The shock absorbers were replaced about 2 years ago. I have discounted them as a problem as they only affect the ride, not the ride height.

The springs are original and are something to look at later in the year.  A point here. What is the ride height and at what point on the bodywork is it measured?

Neither the upper or lower control arms are adjustable. As the inner ( near the centre-line of the chassis) upper and lower control arm fixing bolts appear to be the same distance apart as the outer (at the wheel hub) fixing bolts, both the control arms act together like a pantograph as the wheel moves up and down. This means that as the wheel moves up and down the vertical plane of the wheel does not change, it always stays at the same angle in relation to the car body. This is obviously the original factory setting.

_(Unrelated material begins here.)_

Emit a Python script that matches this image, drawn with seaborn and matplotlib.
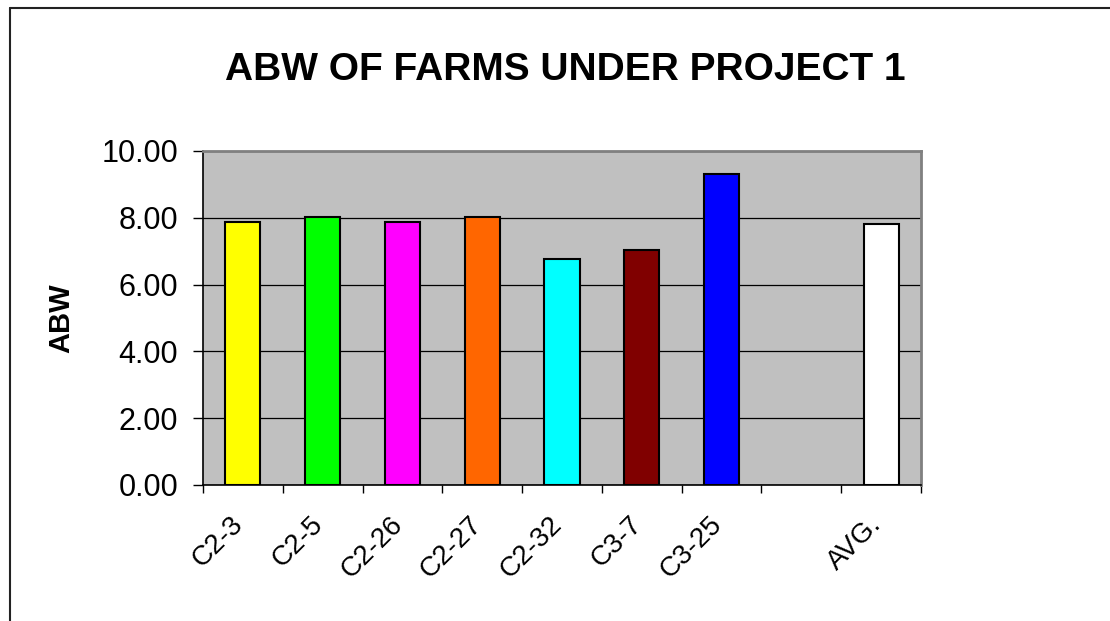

If the wheel is out of camber then the only means of adjustment is (1) replace the upper control arm with an aftermarket adjustable one, which are available but to be honest look flimsy,( Yes, they only hold the weight of the wheel in place, BUT they also hold up 1,500 kg of car as well.) and (2) pack out the hub to hub-carrier with washers or shims, which sounds a dangerous idea!.  ( have seen comments that this can be done !!) I'm not going down either of these routes.

The only other available adjustment is to the toe-in or toe-out by way of the tie rod. Mine appear to be the infamous ones epoxied to stop movement. I am assuming here that the rear wheels should run perfectly in line without any toe in or toe out. 

At the end of the day I am not trying to set it up to corner like a Porche, just to run straight and well.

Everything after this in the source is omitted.